Wir machten Halt in einem schmalen Park, sahen uns das Altstädter Rathaus an, dann eine orthodoxe Kirche in der Nähe, saßen nebenan auf einer Bank bei einem Brunnen,  umrundeten das Kloster und beschlossen dann, uns im nahen Hotel etwas auszuruhen und uns etwas wärmer anzuziehen, denn es wehte ein kräftiger kühler Wind.

Später machten wir nochmal einen Rundgang, sahen ein Quartier, in dem jedes zweite Auto ein SUV westlicher Provenienz war, moderne Hochhäuser, einen Showroom von Bentley, eine anrührende Gedenkstätte für die Gefallenen des Afghanistan-Krieges und schließlich, auf einem Hügel, die pompöse Oper im stalinistischen Monumentalstil, wo erste Besucher der Abendvorstellung einzutreffen begannen.

Im Schutz einer nahe gelegenen Baumgruppe hatten Jugendliche ein winziges Feuerchen gemacht.  Es schien uns wie ein kleines Aufflackern von Unbotmäßigkeit in dieser aufgeräumten, blitzsauberen Stadt, wo niemand bei Rot über die Straße geht.

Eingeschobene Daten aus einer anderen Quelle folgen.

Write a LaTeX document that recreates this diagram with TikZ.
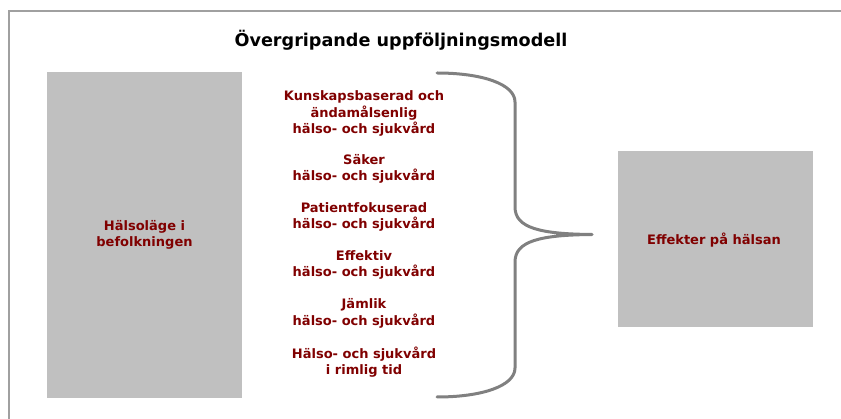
\documentclass[tikz,border=0pt]{standalone}
\usepackage{fontspec}
\setmainfont{DejaVu Sans}
\definecolor{maroonc}{HTML}{800000}
\definecolor{boxgray}{HTML}{C0C0C0}
\definecolor{bracegray}{HTML}{808080}
\definecolor{framegray}{HTML}{A0A0A0}
\tikzset{
  graybox/.style={fill=boxgray, draw=none, inner sep=0pt},
  boxtext/.style={text=maroonc, align=center, inner sep=0pt, font=\bfseries\fontsize{13}{16.3}\selectfont},
  titletext/.style={text=black, inner sep=0pt, font=\bfseries\fontsize{17.6}{20}\selectfont},
  bracestyle/.style={draw=bracegray, line width=3pt, line cap=round, line join=round},
  framestyle/.style={draw=framegray, line width=2pt}
}
\begin{document}
\begin{tikzpicture}[x=1pt, y=-1pt]
\useasboundingbox (0,0) rectangle (841,419);
% frame
\draw[framestyle] (9,425) -- (9,11) -- (850,11);
% title
\node[titletext] (title) at (401,40) {Övergripande uppföljningsmodell};
% left box
\node[graybox, minimum width=195pt, minimum height=326pt] (left) at (144.5,235) {};
\node[boxtext] (lefttext) at (left.center) {Hälsoläge i\\befolkningen};
% right box
\node[graybox, minimum width=195pt, minimum height=176pt] (right) at (715.5,239) {};
\node[boxtext] (righttext) at (714,240) {Effekter på hälsan};
% list
\node[boxtext] (g1) at (364,113.5) {Kunskapsbaserad och\\ändamålsenlig\\hälso- och sjukvård};
\node[boxtext] (g2) at (364,169) {Säker\\hälso- och sjukvård};
\node[boxtext] (g3) at (364,217) {Patientfokuserad\\hälso- och sjukvård};
\node[boxtext] (g4) at (364,265) {Effektiv\\hälso- och sjukvård};
\node[boxtext] (g5) at (364,313.5) {Jämlik\\hälso- och sjukvård};
\node[boxtext] (g6) at (364,362) {Hälso- och sjukvård\\i rimlig tid};
% brace
\coordinate (btop) at (437,73);
\coordinate (btip) at (592,234.5);
\coordinate (bbot) at (437,397);
\draw[bracestyle] (btop) .. controls (482,73) and (515,84) .. (515,102)
  -- (515,207) .. controls (515,228) and (540,234) .. (btip)
  .. controls (540,235) and (515,241) .. (515,262)
  -- (515,368) .. controls (515,386) and (482,397) .. (bbot);
\end{tikzpicture}
\end{document}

Wir begannen, ein Abendessen zu suchen. Sehr von Nachteil ist, dass vor den Lokalen keine Preistafeln angebracht sind, und nur selten Speisekarten mit für uns verständlichen Bezeichnungen. Und wo wir doch einmal einen Preis sehen konnten, begann angesichts der sechsstelligen Zahlen das verwirrende Umrechnen.

Unsere Suche endete im Restaurant des Hotels, und das war keine schlechte Idee, denn das Essen war ausgezeichnet. Neben uns tafelte eine größere Gruppe Frauen. Für sie war so üppig aufgetischt, dass die Reste noch in gut zwanzig Styroporboxen gefüllt werden konnten, die eine der Frauen am Ende mitnahm. In einer Ecke des Saales gab es eine winzige Bühne, von der her etwas zu laute Popmusik mit kräftigen Bässen erklang. Später gingen auch noch eine blinkende Discokugel und einige Lightshow-Panels in Betrieb, und ein Karaokesänger gab etliche Stücke zum Besten. Als erstes verhunzte er einen Song von Sting, dann folgten zum Glück Lieder mit einheimischen Texten, die er überzeugender darbot. Sein Auftritt war dennoch irgendwie unnötig, denn schon bald waren nur noch wir und drei ältere Frauen anwesend, von denen eine beim Aufstehen spektakulär zwischen die Stühle stürzte. Ihre Freundinnen halfen ihr auf, die Kellnerin deckte ungerührt weiter fürs Frühstück. Wir gingen alsbald zu Bett.